Antes del crepúsculo
“El fracaso es un paroxismo de la lucidez”, dice Emil Cioran. Bien podría ser el aforismo que sintetice el epílogo de Tres deseos, la opera prima de Trotta (Legado) y Vivian Imar, un drama discreto e intimista sobre la disolución del vínculo amoroso de un matrimonio de ocho años. La sentencia del filósofo rumano es precisamente lo que conquista dolorosamente en su conciencia uno de los personajes. Clarividencia de saber y poder decidir cómo conjurar a tiempo la pestilencia que sobreviene al desencanto amoroso.
Tres deseos transcurre en Colonia de Sacramento, Uruguay. Es el lugar elegido por Vicky (Florencia Raggi) y Pablo (Antonio Birabent) para pasar un fin de semana, que coincide con el cumpleaños de ella (de allí uno de los sentidos del título del filme). Él, arquitecto, aunque dirige la fábrica de su padre; ella, diseñadora de ropa, inspirada en modelos de viejas películas, y quizás una cineasta frustrada.
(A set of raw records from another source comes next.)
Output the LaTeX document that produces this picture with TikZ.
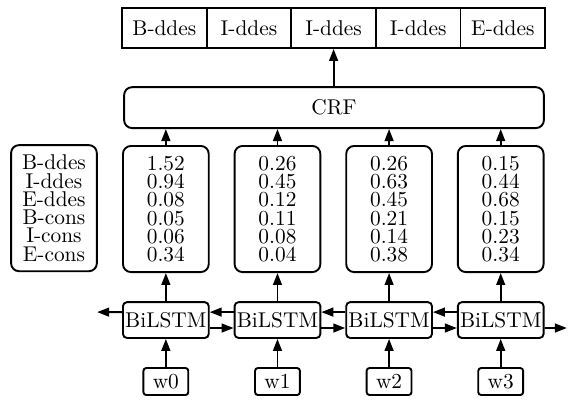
\documentclass[tikz,border=0pt]{standalone}
\usepackage{amsmath,amssymb}
\usetikzlibrary{calc}
\usetikzlibrary{arrows.meta}

\begin{document}
\begin{tikzpicture}[
	every node/.style={font=\fontsize{10.7}{9.15}\selectfont, inner sep=0pt, line width=0.95pt},
	tag/.style={draw, minimum width=1.49cm, minimum height=0.70cm},
	scores/.style={draw, rounded corners=0.14cm, minimum width=1.51cm, minimum height=2.22cm, align=center},
	lstm/.style={draw, rounded corners=0.07cm, minimum width=1.51cm, minimum height=0.63cm},
	word/.style={draw, rounded corners=0.05cm, minimum width=0.79cm, minimum height=0.475cm},
	arr/.style={-{Triangle[length=6pt,width=4.4pt]}, line width=0.95pt}
]
	\useasboundingbox (0,0) rectangle (10,7.025);

	% Output tags
	\node[tag] (t1) at (2.893,6.53) {B-ddes};
	\node[tag] (t2) at (4.383,6.53) {I-ddes};
	\node[tag] (t3) at (5.873,6.53) {I-ddes};
	\node[tag] (t4) at (7.363,6.53) {I-ddes};
	\node[tag] (t5) at (8.853,6.53) {E-ddes};

	% CRF layer
	\node[draw, rounded corners=0.14cm, minimum width=7.39cm, minimum height=0.72cm]
		(crf) at (5.88,5.13) {CRF};

	% Label names and emission scores
	\node[scores] (names) at (0.95,3.36)
		{B-ddes\\I-ddes\\E-ddes\\B-cons\\I-cons\\E-cons};
	\node[scores] (s1) at (2.92,3.345) {1.52\\0.94\\0.08\\0.05\\0.06\\0.34};
	\node[scores] (s2) at (4.885,3.345) {0.26\\0.45\\0.12\\0.11\\0.08\\0.04};
	\node[scores] (s3) at (6.85,3.345) {0.26\\0.63\\0.45\\0.21\\0.14\\0.38};
	\node[scores] (s4) at (8.815,3.345) {0.15\\0.44\\0.68\\0.15\\0.23\\0.34};

	% BiLSTM cells
	\node[lstm] (b1) at (2.92,1.39) {BiLSTM};
	\node[lstm] (b2) at (4.885,1.39) {BiLSTM};
	\node[lstm] (b3) at (6.85,1.39) {BiLSTM};
	\node[lstm] (b4) at (8.815,1.39) {BiLSTM};

	% Input words
	\node[word] (w0) at (2.92,0.308) {w0};
	\node[word] (w1) at (4.885,0.308) {w1};
	\node[word] (w2) at (6.85,0.308) {w2};
	\node[word] (w3) at (8.815,0.308) {w3};

	% Vertical arrows
	\draw[arr] (crf.north -| t3) -- (t3.south);
	\draw[arr] (s1.north) -- (s1.north |- crf.south);
	\draw[arr] (s2.north) -- (s2.north |- crf.south);
	\draw[arr] (s3.north) -- (s3.north |- crf.south);
	\draw[arr] (s4.north) -- (s4.north |- crf.south);
	\draw[arr] (b1) -- (s1);
	\draw[arr] (b2) -- (s2);
	\draw[arr] (b3) -- (s3);
	\draw[arr] (b4) -- (s4);
	\draw[arr] (w0) -- (b1);
	\draw[arr] (w1) -- (b2);
	\draw[arr] (w2) -- (b3);
	\draw[arr] (w3) -- (b4);

	% Backward and forward passes
	\coordinate (lend) at (1.71,1.53);
	\coordinate (rend) at (9.98,1.25);
	\draw[arr] ($(b1.west)+(0,0.14)$) -- (lend);
	\draw[arr] ($(b2.west)+(0,0.14)$) -- ($(b1.east)+(0,0.14)$);
	\draw[arr] ($(b3.west)+(0,0.14)$) -- ($(b2.east)+(0,0.14)$);
	\draw[arr] ($(b4.west)+(0,0.14)$) -- ($(b3.east)+(0,0.14)$);
	\draw[arr] ($(b1.east)+(0,-0.14)$) -- ($(b2.west)+(0,-0.14)$);
	\draw[arr] ($(b2.east)+(0,-0.14)$) -- ($(b3.west)+(0,-0.14)$);
	\draw[arr] ($(b3.east)+(0,-0.14)$) -- ($(b4.west)+(0,-0.14)$);
	\draw[arr] ($(b4.east)+(0,-0.14)$) -- (rend);
\end{tikzpicture}
\end{document}
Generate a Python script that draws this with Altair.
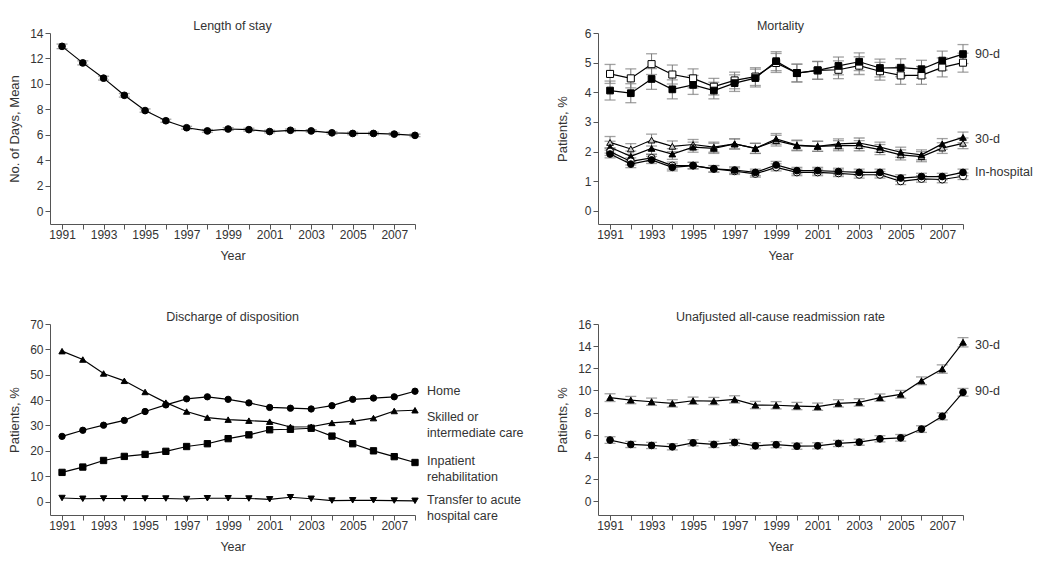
import altair as alt
import pandas as pd

years = list(range(1991, 2009))

# ---- Length of stay ----
los_mean = [12.95, 11.65, 10.45, 9.10, 7.90, 7.10, 6.55, 6.30, 6.45, 6.40, 6.25, 6.35, 6.30, 6.15, 6.10, 6.10, 6.05, 5.95]
los_err = [0.18, 0.16, 0.15, 0.14, 0.13, 0.12, 0.11, 0.11, 0.11, 0.11, 0.10, 0.10, 0.10, 0.10, 0.10, 0.10, 0.10, 0.10]

# ---- Mortality ----
mort90_filled = [4.06, 3.97, 4.45, 4.10, 4.25, 4.06, 4.31, 4.48, 5.05, 4.65, 4.74, 4.89, 5.03, 4.82, 4.83, 4.78, 5.07, 5.29]
mort90_open = [4.62, 4.47, 4.95, 4.60, 4.47, 4.19, 4.40, 4.53, 4.99, 4.65, 4.74, 4.76, 4.90, 4.71, 4.57, 4.57, 4.84, 5.00]
mort90_err = [0.32, 0.32, 0.35, 0.32, 0.32, 0.28, 0.28, 0.30, 0.32, 0.30, 0.30, 0.30, 0.30, 0.30, 0.30, 0.30, 0.32, 0.32]
mort30_filled = [2.15, 1.84, 2.11, 1.92, 2.15, 2.11, 2.26, 2.11, 2.43, 2.22, 2.18, 2.26, 2.29, 2.15, 1.98, 1.89, 2.26, 2.48]
mort30_open = [2.31, 2.09, 2.39, 2.18, 2.24, 2.15, 2.26, 2.11, 2.37, 2.20, 2.18, 2.20, 2.20, 2.07, 1.89, 1.83, 2.12, 2.28]
mort30_err = [0.20, 0.18, 0.20, 0.18, 0.17, 0.17, 0.17, 0.17, 0.18, 0.17, 0.17, 0.17, 0.17, 0.17, 0.17, 0.17, 0.18, 0.18]
morthosp_filled = [1.92, 1.58, 1.72, 1.47, 1.53, 1.42, 1.38, 1.30, 1.55, 1.36, 1.36, 1.33, 1.30, 1.30, 1.11, 1.16, 1.16, 1.30]
morthosp_open = [2.00, 1.67, 1.79, 1.53, 1.53, 1.42, 1.34, 1.25, 1.47, 1.30, 1.30, 1.27, 1.22, 1.22, 1.00, 1.08, 1.06, 1.17]
morthosp_err = [0.13, 0.12, 0.12, 0.12, 0.11, 0.11, 0.11, 0.11, 0.12, 0.11, 0.11, 0.11, 0.11, 0.11, 0.11, 0.11, 0.11, 0.11]

# ---- Discharge disposition ----
dis_home = [25.7, 28.1, 30.1, 32.0, 35.5, 38.1, 40.5, 41.3, 40.3, 38.9, 37.1, 36.8, 36.5, 37.8, 40.3, 40.8, 41.3, 43.5]
dis_skilled = [59.3, 56.0, 50.5, 47.6, 43.2, 39.0, 35.5, 33.1, 32.3, 31.9, 31.5, 29.4, 29.5, 31.0, 31.6, 32.9, 35.7, 36.0]
dis_rehab = [11.5, 13.6, 16.2, 17.8, 18.6, 19.8, 21.7, 22.8, 24.8, 26.3, 28.3, 28.5, 28.9, 25.8, 22.8, 20.0, 17.7, 15.4]
dis_transfer = [1.4, 1.1, 1.2, 1.2, 1.2, 1.2, 1.0, 1.3, 1.3, 1.2, 0.9, 1.7, 1.1, 0.4, 0.5, 0.5, 0.4, 0.3]

# ---- Readmission ----
readm30 = [9.35, 9.13, 8.98, 8.83, 9.07, 9.04, 9.19, 8.68, 8.66, 8.59, 8.53, 8.83, 8.92, 9.35, 9.65, 10.87, 11.93, 14.35]
readm30_err = [0.35, 0.33, 0.33, 0.33, 0.33, 0.33, 0.33, 0.33, 0.33, 0.33, 0.33, 0.33, 0.33, 0.33, 0.35, 0.35, 0.38, 0.42]
readm90 = [5.52, 5.12, 5.03, 4.91, 5.27, 5.12, 5.30, 5.00, 5.10, 4.97, 5.00, 5.21, 5.33, 5.63, 5.72, 6.51, 7.66, 9.83]
readm90_err = [0.30, 0.28, 0.28, 0.28, 0.28, 0.28, 0.28, 0.28, 0.28, 0.28, 0.28, 0.28, 0.28, 0.28, 0.30, 0.30, 0.32, 0.35]

FONT = "Liberation Sans"
TXT = "#333333"
AX = "#555555"
ERR = "#7a7a7a"
W, H = 365, 191
XDOM = [1990.42, 2008]


def frame(name, vals, errs, shape, fill, size):
    rows = []
    for i, yr in enumerate(years):
        e = errs[i] if errs is not None else 0.0
        rows.append(dict(year=yr, value=vals[i], lo=vals[i] - e, hi=vals[i] + e,
                         series=name, shape=shape, fill=fill, size=size))
    return pd.DataFrame(rows)


xaxis = alt.Axis(values=years, format="d",
                 labelExpr="datum.value % 2 == 1 ? datum.label : ''",
                 title="Year", grid=False, tickSize=5, labelPadding=0,
                 titlePadding=9, labelFontSize=12, titleFontSize=12.5,
                 labelFlush=False, labelOverlap=False)


def panel(df, ydom, yticks, ytitle, title, labels, has_err=True):
    x = alt.X("year:Q", scale=alt.Scale(domain=XDOM, nice=False, zero=False), axis=xaxis)
    ysc = alt.Scale(domain=ydom, nice=False, zero=False)
    yax = alt.Axis(values=yticks, title=ytitle, grid=False, tickSize=5,
                   labelPadding=2, minExtent=21, maxExtent=21, titlePadding=8,
                   labelFontSize=12, titleFontSize=13)
    base = alt.Chart(df)
    layers = []
    if has_err:
        layers.append(base.mark_rule(color=ERR, strokeWidth=1).encode(
            x=x, y=alt.Y("lo:Q", scale=ysc, axis=yax), y2="hi:Q", detail="series:N"))
        layers.append(base.mark_tick(color=ERR, orient="horizontal", size=11, thickness=1.3).encode(
            x=x, y=alt.Y("lo:Q", scale=ysc, axis=yax)))
        layers.append(base.mark_tick(color=ERR, orient="horizontal", size=11, thickness=1.3).encode(
            x=x, y=alt.Y("hi:Q", scale=ysc, axis=yax)))
    layers.append(base.mark_line(color="black", strokeWidth=1.2).encode(
        x=x, y=alt.Y("value:Q", scale=ysc, axis=yax), detail="series:N"))
    layers.append(base.mark_point(opacity=1, fillOpacity=1, stroke="black", strokeWidth=1).encode(
        x=x, y=alt.Y("value:Q", scale=ysc, axis=yax),
        shape=alt.Shape("shape:N", scale=None),
        fill=alt.Fill("fill:N", scale=None),
        size=alt.Size("size:Q", scale=None)))
    for txt, anchor, dy in labels:
        ld = pd.DataFrame({"year": [years[-1]], "value": [anchor], "label": [txt]})
        layers.append(alt.Chart(ld).mark_text(
            align="left", baseline="middle", dx=12, dy=dy, fontSize=12.5, font=FONT,
            color=TXT, lineBreak="\n", lineHeight=16).encode(
            x=x, y=alt.Y("value:Q", scale=ysc, axis=yax), text="label:N"))
    return alt.layer(*layers).properties(
        width=W, height=H,
        title=alt.TitleParams(title, fontSize=12.5, font=FONT, fontWeight="normal",
                              color=TXT, offset=-5, frame="group"))


df1 = frame("los", los_mean, los_err, "circle", "black", 45)
p1 = panel(df1, [-1.02, 14], list(range(0, 15, 2)), "No. of Days, Mean", "Length of stay", [])

df2 = pd.concat([
    frame("m90o", mort90_open, mort90_err, "square", "white", 50),
    frame("m90f", mort90_filled, mort90_err, "square", "black", 45),
    frame("m30o", mort30_open, mort30_err, "triangle-up", "#c8c8c8", 45),
    frame("m30f", mort30_filled, mort30_err, "triangle-up", "black", 45),
    frame("mho", morthosp_open, morthosp_err, "circle", "white", 50),
    frame("mhf", morthosp_filled, morthosp_err, "circle", "black", 45),
])
p2 = panel(df2, [-0.44, 6], list(range(0, 7)), "Patients, %", "Mortality",
           [("90-d", mort90_filled[-1], 0), ("30-d", mort30_filled[-1], 2),
            ("In-hospital", morthosp_filled[-1], 0)])

df3 = pd.concat([
    frame("home", dis_home, None, "circle", "black", 40),
    frame("skilled", dis_skilled, None, "triangle-up", "black", 40),
    frame("rehab", dis_rehab, None, "square", "black", 40),
    frame("transfer", dis_transfer, None, "triangle-down", "black", 40),
])
p3 = panel(df3, [-5.3, 70], list(range(0, 71, 10)), "Patients, %", "Discharge of disposition",
           [("Home", dis_home[-1], 0),
            ("Skilled or\nintermediate care", dis_skilled[-1], 7),
            ("Inpatient\nrehabilitation", dis_rehab[-1], -1),
            ("Transfer to acute\nhospital care", dis_transfer[-1], -1)],
           has_err=False)

df4 = pd.concat([
    frame("r30", readm30, readm30_err, "triangle-up", "black", 45),
    frame("r90", readm90, readm90_err, "circle", "black", 45),
])
p4 = panel(df4, [-1.25, 16], list(range(0, 17, 2)), "Patients, %",
           "Unafjusted all-cause readmission rate",
           [("30-d", readm30[-1], 3), ("90-d", readm90[-1], -1)])

chart = alt.concat(p1, p2, p3, p4, columns=2, spacing={"row": 100, "column": 183},
                   bounds="flush").properties(
    padding={"left": 0, "top": 11, "right": 5, "bottom": 5}
).configure_view(stroke=None).configure_axis(
    domainColor=AX, tickColor=AX, labelColor=TXT, titleColor=TXT,
    labelFont=FONT, titleFont=FONT, titleFontWeight="normal", domainWidth=1, tickWidth=1
)

chart.save("out.html", embed_options={"renderer": "svg", "actions": False})
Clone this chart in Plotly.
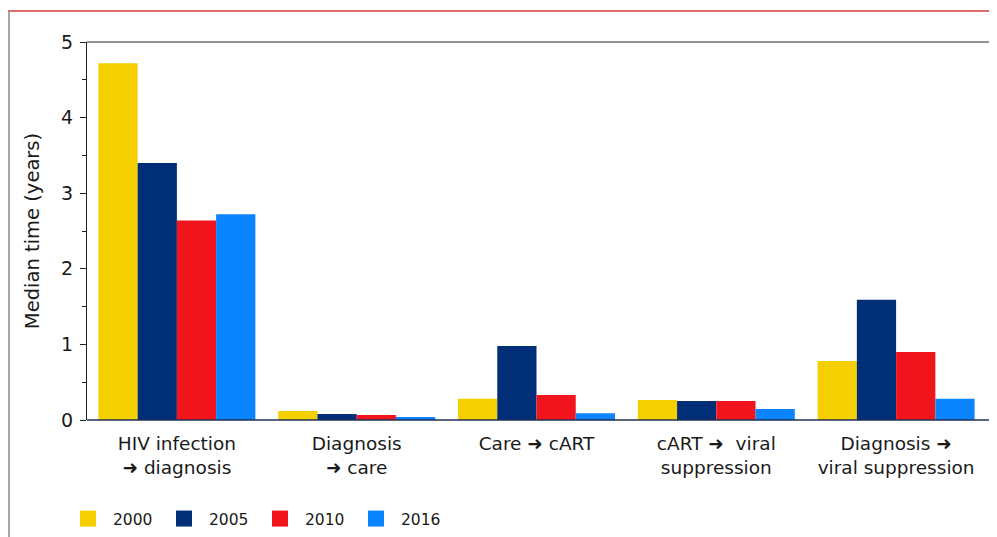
import plotly.graph_objects as go

categories = ["HIV infection<br>➜ diagnosis", "Diagnosis<br>➜ care", "Care ➜ cART",
              "cART ➜  viral<br>suppression", "Diagnosis ➜<br>viral suppression"]
years = ["2000", "2005", "2010", "2016"]
v2000 = [4.72, 0.12, 0.28, 0.265, 0.78]
v2005 = [3.40, 0.08, 0.98, 0.25, 1.59]
v2010 = [2.64, 0.065, 0.33, 0.25, 0.90]
v2016 = [2.72, 0.04, 0.09, 0.145, 0.28]
colors = ["#F5CF00", "#002F77", "#F2141D", "#0A84FF"]

fig = go.Figure()
for name, vals, c in zip(years, [v2000, v2005, v2010, v2016], colors):
    fig.add_trace(go.Bar(x=categories, y=vals, name=name, marker_color=c,
                         marker_line_width=0, showlegend=False))
for name, c in zip(years, colors):
    fig.add_trace(go.Scatter(x=[None], y=[None], mode="markers", name=name,
                             marker=dict(symbol="square", size=18, color=c)))

# the page body adds an 8px offset; figure coords = window coords - 8
OFF = 8
W, H = 997 - OFF, 537 - OFF
ml, mt = 87 - OFF, 42 - OFF
mr = W - (986 - OFF)
mb = H - (420 - OFF)
pw, ph = W - ml - mr, H - mt - mb
px = lambda x: (x - OFF - ml) / pw
py = lambda y: (H - mb - (y - OFF)) / ph

fig.update_layout(
    width=W, height=H,
    margin=dict(l=ml, r=mr, t=mt, b=mb, autoexpand=False),
    paper_bgcolor="white", plot_bgcolor="white",
    barmode="group", bargap=0.127, bargroupgap=0,
    font=dict(family="Verdana, DejaVu Sans, sans-serif", color="#1a1a1a"),
    showlegend=True,
    legend=dict(orientation="h", xref="container", yref="container",
                x=(63 - OFF) / W, y=(H - (519 - OFF)) / H, xanchor="left", yanchor="middle",
                font=dict(size=15.5), entrywidth=41, entrywidthmode="pixels",
                itemsizing="trace", traceorder="normal", itemwidth=40),
    xaxis=dict(showline=False, tickfont=dict(size=18.5), ticks="", showgrid=False,
               automargin=False, ticklabelstandoff=10),
    yaxis=dict(range=[0, 5], showline=True, linecolor="#222", linewidth=1,
               mirror=False, tickvals=[0, 1, 2, 3, 4, 5], ticks="outside", ticklen=6,
               tickcolor="#222", tickfont=dict(size=19), showgrid=False, zeroline=False,
               ticklabelstandoff=3, automargin=False,
               minor=dict(tickvals=[0.5, 1.5, 2.5, 3.5, 4.5], ticks="outside",
                          ticklen=4, tickcolor="#222"),
               title=dict(text="Median time (years)", font=dict(size=19.5), standoff=16)),
    shapes=[
        dict(type="line", xref="paper", yref="paper", x0=0, x1=px(992), y0=1, y1=1,
             line=dict(color="#222", width=1)),
        dict(type="line", xref="paper", yref="paper", x0=px(992), x1=px(992), y0=0, y1=1,
             line=dict(color="#222", width=1)),
        dict(type="line", xref="paper", yref="paper", x0=0, x1=px(992), y0=0, y1=0,
             line=dict(color="#1f2f55", width=1.5)),
        dict(type="line", xref="paper", yref="paper", x0=px(4), x1=px(1000), y0=py(11), y1=py(11),
             line=dict(color="#d23a3a", width=1.5)),
        dict(type="line", xref="paper", yref="paper", x0=px(9), x1=px(9), y0=py(11), y1=py(540),
             line=dict(color="#888", width=1.5)),
    ],
)
fig.write_html("out.html")
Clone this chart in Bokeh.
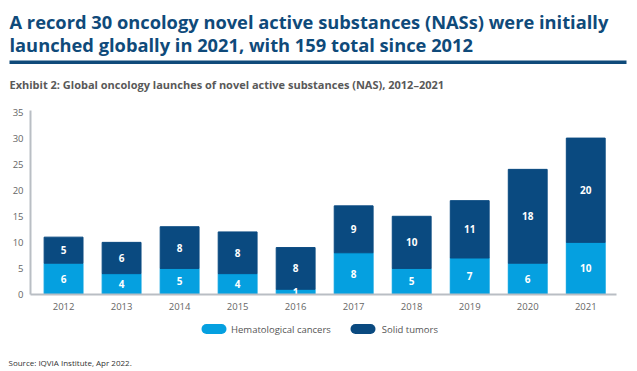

Es un viaje con agenda secreta: restituir la pareja, lo que explica por qué su hija ha quedado en Buenos Aires bajo el cuidado de sus abuelos maternos. Un hotel 5 estrellas y un lugar casi paradisíaco es un escenario de reparación. Pero el bienestar económico no garantiza bienestar amoroso.
Tras un forzado monólogo existencial, Pablo, que fuma como si se tratara de un deporte oral, se enoja con Vicky y se va a caminar solo. Por azar o por predestinación (del guión) se encuentra con una ex novia, Ana (Julieta Cardinali), que acaba de separarse y se ha tomado unos días. Es un reencuentro y una nueva promesa. Vicky, Ana y Pablo, tres sujetos, tres deseos.
En un pasaje, Vicky cita sin nombrar a Bleu de Kieslowski. Es una confesión estética de los realizadores y un deseo mimético. Por momentos, Tres deseos consigue enrarecer su registro como ocurre a veces en la trilogía del polaco. Los raccords (la continuidad) de las escenas desafían la lógica, los horarios internos de la película son laxos, la concepción sonora tiende a lo experimental e irrumpe sobre lo visual.
Este filón experimental no siempre se entreteje bien con la voluntad narrativa, que, en las escenas entre Ana y Pablo, remite a Antes del atardecer, de Richard Linklater: caminar y conversar funciona como un método de indagación sobre el yo y sus deseos, aunque aquí los diálogos carecen de la perspicacia pop y filosófica del filme citado.
Formalmente inquieta y narrativamente despareja, Tres deseos no deja de ser un debut promisorio. Su propensión a la solemnidad y al lugar común rivaliza con el poder de sus imágenes.
Para quienes disfrutan de dramas intimistas.
Una virtud: su veta experimental.
Un pecado: el desnivel entre los intérpretes.